→ Data lines:
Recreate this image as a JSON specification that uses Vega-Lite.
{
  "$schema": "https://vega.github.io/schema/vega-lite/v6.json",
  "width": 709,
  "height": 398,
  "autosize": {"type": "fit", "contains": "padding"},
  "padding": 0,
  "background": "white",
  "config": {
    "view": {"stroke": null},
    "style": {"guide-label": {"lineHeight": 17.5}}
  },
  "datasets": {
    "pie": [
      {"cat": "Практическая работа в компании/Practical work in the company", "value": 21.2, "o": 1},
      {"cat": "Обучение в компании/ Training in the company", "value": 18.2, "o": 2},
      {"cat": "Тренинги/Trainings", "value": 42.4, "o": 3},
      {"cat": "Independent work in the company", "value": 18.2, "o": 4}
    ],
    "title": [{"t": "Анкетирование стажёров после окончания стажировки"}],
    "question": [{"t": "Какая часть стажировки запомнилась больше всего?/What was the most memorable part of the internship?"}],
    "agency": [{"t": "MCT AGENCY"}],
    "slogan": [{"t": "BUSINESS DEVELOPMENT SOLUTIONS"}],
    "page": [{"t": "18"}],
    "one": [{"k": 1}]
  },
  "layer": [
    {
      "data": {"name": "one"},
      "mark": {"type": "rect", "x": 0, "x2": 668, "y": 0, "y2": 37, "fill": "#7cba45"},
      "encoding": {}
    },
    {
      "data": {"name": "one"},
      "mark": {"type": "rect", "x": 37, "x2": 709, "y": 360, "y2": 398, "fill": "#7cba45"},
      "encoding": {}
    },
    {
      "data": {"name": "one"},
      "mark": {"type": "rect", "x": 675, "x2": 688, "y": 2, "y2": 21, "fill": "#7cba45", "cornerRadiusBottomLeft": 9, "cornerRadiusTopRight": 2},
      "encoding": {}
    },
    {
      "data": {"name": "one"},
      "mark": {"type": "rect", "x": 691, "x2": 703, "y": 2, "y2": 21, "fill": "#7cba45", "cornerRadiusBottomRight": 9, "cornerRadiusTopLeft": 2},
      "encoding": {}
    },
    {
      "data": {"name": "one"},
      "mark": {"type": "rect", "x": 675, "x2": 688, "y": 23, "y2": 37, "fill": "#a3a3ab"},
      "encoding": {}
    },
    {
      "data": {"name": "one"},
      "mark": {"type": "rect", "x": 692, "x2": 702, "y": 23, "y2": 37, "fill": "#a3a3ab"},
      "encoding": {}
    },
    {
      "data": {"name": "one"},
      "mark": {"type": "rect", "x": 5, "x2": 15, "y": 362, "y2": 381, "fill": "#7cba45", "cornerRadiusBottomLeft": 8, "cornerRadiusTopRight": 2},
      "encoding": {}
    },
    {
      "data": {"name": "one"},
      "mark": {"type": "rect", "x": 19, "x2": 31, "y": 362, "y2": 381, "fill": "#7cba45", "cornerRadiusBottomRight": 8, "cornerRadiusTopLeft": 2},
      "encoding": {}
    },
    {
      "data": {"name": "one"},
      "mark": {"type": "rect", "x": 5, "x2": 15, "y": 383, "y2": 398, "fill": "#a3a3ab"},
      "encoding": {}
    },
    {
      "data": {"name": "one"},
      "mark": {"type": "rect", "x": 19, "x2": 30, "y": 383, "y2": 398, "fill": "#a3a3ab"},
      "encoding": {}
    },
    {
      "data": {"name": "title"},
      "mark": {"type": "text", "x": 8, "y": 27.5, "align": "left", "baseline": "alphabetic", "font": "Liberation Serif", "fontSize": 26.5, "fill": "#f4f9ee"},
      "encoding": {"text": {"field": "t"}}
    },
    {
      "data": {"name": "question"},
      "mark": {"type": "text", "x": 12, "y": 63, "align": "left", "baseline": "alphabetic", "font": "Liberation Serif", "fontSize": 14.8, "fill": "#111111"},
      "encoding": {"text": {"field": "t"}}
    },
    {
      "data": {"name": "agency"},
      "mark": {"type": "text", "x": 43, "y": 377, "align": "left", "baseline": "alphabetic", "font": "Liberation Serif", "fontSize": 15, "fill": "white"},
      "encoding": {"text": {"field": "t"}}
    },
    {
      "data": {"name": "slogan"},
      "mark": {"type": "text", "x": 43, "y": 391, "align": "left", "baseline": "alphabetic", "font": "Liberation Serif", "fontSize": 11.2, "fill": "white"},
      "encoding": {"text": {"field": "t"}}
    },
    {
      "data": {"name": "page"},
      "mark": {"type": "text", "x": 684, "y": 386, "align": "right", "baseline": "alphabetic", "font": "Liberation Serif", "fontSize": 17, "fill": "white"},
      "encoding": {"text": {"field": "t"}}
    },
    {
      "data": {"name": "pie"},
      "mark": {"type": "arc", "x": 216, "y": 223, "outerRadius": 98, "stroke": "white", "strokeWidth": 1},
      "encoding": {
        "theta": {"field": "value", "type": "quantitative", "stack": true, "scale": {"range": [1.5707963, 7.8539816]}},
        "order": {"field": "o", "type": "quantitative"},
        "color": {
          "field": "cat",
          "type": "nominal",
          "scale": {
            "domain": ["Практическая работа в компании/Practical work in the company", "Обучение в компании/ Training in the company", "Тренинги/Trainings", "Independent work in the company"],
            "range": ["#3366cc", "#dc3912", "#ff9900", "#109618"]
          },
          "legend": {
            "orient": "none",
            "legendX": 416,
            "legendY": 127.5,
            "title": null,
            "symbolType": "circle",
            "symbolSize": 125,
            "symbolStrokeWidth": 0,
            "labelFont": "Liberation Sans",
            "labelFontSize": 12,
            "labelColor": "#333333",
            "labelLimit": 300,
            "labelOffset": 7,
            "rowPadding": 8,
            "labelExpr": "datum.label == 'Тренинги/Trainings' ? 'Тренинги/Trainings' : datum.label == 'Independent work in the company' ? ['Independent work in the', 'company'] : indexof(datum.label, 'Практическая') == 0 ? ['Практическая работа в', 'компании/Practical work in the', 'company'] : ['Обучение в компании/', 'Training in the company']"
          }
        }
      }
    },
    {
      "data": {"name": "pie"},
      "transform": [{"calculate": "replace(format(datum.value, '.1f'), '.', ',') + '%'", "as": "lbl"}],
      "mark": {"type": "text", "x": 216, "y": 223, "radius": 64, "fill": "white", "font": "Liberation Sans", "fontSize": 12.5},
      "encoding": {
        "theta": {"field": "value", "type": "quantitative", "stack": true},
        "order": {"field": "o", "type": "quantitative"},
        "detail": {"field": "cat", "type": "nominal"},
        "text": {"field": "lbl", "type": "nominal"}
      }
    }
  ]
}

→ What you will do:
Extract all of the data exactly as written.

→ Worked answer:
Recreate this image as a JSON specification that uses Vega-Lite.
{
  "$schema": "https://vega.github.io/schema/vega-lite/v6.json",
  "width": 709,
  "height": 398,
  "autosize": {"type": "fit", "contains": "padding"},
  "padding": 0,
  "background": "white",
  "config": {
    "view": {"stroke": null},
    "style": {"guide-label": {"lineHeight": 17.5}}
  },
  "datasets": {
    "pie": [
      {"cat": "Практическая работа в компании/Practical work in the company", "value": 21.2, "o": 1},
      {"cat": "Обучение в компании/ Training in the company", "value": 18.2, "o": 2},
      {"cat": "Тренинги/Trainings", "value": 42.4, "o": 3},
      {"cat": "Independent work in the company", "value": 18.2, "o": 4}
    ],
    "title": [{"t": "Анкетирование стажёров после окончания стажировки"}],
    "question": [{"t": "Какая часть стажировки запомнилась больше всего?/What was the most memorable part of the internship?"}],
    "agency": [{"t": "MCT AGENCY"}],
    "slogan": [{"t": "BUSINESS DEVELOPMENT SOLUTIONS"}],
    "page": [{"t": "18"}],
    "one": [{"k": 1}]
  },
  "layer": [
    {
      "data": {"name": "one"},
      "mark": {"type": "rect", "x": 0, "x2": 668, "y": 0, "y2": 37, "fill": "#7cba45"},
      "encoding": {}
    },
    {
      "data": {"name": "one"},
      "mark": {"type": "rect", "x": 37, "x2": 709, "y": 360, "y2": 398, "fill": "#7cba45"},
      "encoding": {}
    },
    {
      "data": {"name": "one"},
      "mark": {"type": "rect", "x": 675, "x2": 688, "y": 2, "y2": 21, "fill": "#7cba45", "cornerRadiusBottomLeft": 9, "cornerRadiusTopRight": 2},
      "encoding": {}
    },
    {
      "data": {"name": "one"},
      "mark": {"type": "rect", "x": 691, "x2": 703, "y": 2, "y2": 21, "fill": "#7cba45", "cornerRadiusBottomRight": 9, "cornerRadiusTopLeft": 2},
      "encoding": {}
    },
    {
      "data": {"name": "one"},
      "mark": {"type": "rect", "x": 675, "x2": 688, "y": 23, "y2": 37, "fill": "#a3a3ab"},
      "encoding": {}
    },
    {
      "data": {"name": "one"},
      "mark": {"type": "rect", "x": 692, "x2": 702, "y": 23, "y2": 37, "fill": "#a3a3ab"},
      "encoding": {}
    },
    {
      "data": {"name": "one"},
      "mark": {"type": "rect", "x": 5, "x2": 15, "y": 362, "y2": 381, "fill": "#7cba45", "cornerRadiusBottomLeft": 8, "cornerRadiusTopRight": 2},
      "encoding": {}
    },
    {
      "data": {"name": "one"},
      "mark": {"type": "rect", "x": 19, "x2": 31, "y": 362, "y2": 381, "fill": "#7cba45", "cornerRadiusBottomRight": 8, "cornerRadiusTopLeft": 2},
      "encoding": {}
    },
    {
      "data": {"name": "one"},
      "mark": {"type": "rect", "x": 5, "x2": 15, "y": 383, "y2": 398, "fill": "#a3a3ab"},
      "encoding": {}
    },
    {
      "data": {"name": "one"},
      "mark": {"type": "rect", "x": 19, "x2": 30, "y": 383, "y2": 398, "fill": "#a3a3ab"},
      "encoding": {}
    },
    {
      "data": {"name": "title"},
      "mark": {"type": "text", "x": 8, "y": 27.5, "align": "left", "baseline": "alphabetic", "font": "Liberation Serif", "fontSize": 26.5, "fill": "#f4f9ee"},
      "encoding": {"text": {"field": "t"}}
    },
    {
      "data": {"name": "question"},
      "mark": {"type": "text", "x": 12, "y": 63, "align": "left", "baseline": "alphabetic", "font": "Liberation Serif", "fontSize": 14.8, "fill": "#111111"},
      "encoding": {"text": {"field": "t"}}
    },
    {
      "data": {"name": "agency"},
      "mark": {"type": "text", "x": 43, "y": 377, "align": "left", "baseline": "alphabetic", "font": "Liberation Serif", "fontSize": 15, "fill": "white"},
      "encoding": {"text": {"field": "t"}}
    },
    {
      "data": {"name": "slogan"},
      "mark": {"type": "text", "x": 43, "y": 391, "align": "left", "baseline": "alphabetic", "font": "Liberation Serif", "fontSize": 11.2, "fill": "white"},
      "encoding": {"text": {"field": "t"}}
    },
    {
      "data": {"name": "page"},
      "mark": {"type": "text", "x": 684, "y": 386, "align": "right", "baseline": "alphabetic", "font": "Liberation Serif", "fontSize": 17, "fill": "white"},
      "encoding": {"text": {"field": "t"}}
    },
    {
      "data": {"name": "pie"},
      "mark": {"type": "arc", "x": 216, "y": 223, "outerRadius": 98, "stroke": "white", "strokeWidth": 1},
      "encoding": {
        "theta": {"field": "value", "type": "quantitative", "stack": true, "scale": {"range": [1.5707963, 7.8539816]}},
        "order": {"field": "o", "type": "quantitative"},
        "color": {
          "field": "cat",
          "type": "nominal",
          "scale": {
            "domain": ["Практическая работа в компании/Practical work in the company", "Обучение в компании/ Training in the company", "Тренинги/Trainings", "Independent work in the company"],
            "range": ["#3366cc", "#dc3912", "#ff9900", "#109618"]
          },
          "legend": {
            "orient": "none",
            "legendX": 416,
            "legendY": 127.5,
            "title": null,
            "symbolType": "circle",
            "symbolSize": 125,
            "symbolStrokeWidth": 0,
            "labelFont": "Liberation Sans",
            "labelFontSize": 12,
            "labelColor": "#333333",
            "labelLimit": 300,
            "labelOffset": 7,
            "rowPadding": 8,
            "labelExpr": "datum.label == 'Тренинги/Trainings' ? 'Тренинги/Trainings' : datum.label == 'Independent work in the company' ? ['Independent work in the', 'company'] : indexof(datum.label, 'Практическая') == 0 ? ['Практическая работа в', 'компании/Practical work in the', 'company'] : ['Обучение в компании/', 'Training in the company']"
          }
        }
      }
    },
    {
      "data": {"name": "pie"},
      "transform": [{"calculate": "replace(format(datum.value, '.1f'), '.', ',') + '%'", "as": "lbl"}],
      "mark": {"type": "text", "x": 216, "y": 223, "radius": 64, "fill": "white", "font": "Liberation Sans", "fontSize": 12.5},
      "encoding": {
        "theta": {"field": "value", "type": "quantitative", "stack": true},
        "order": {"field": "o", "type": "quantitative"},
        "detail": {"field": "cat", "type": "nominal"},
        "text": {"field": "lbl", "type": "nominal"}
      }
    }
  ]
}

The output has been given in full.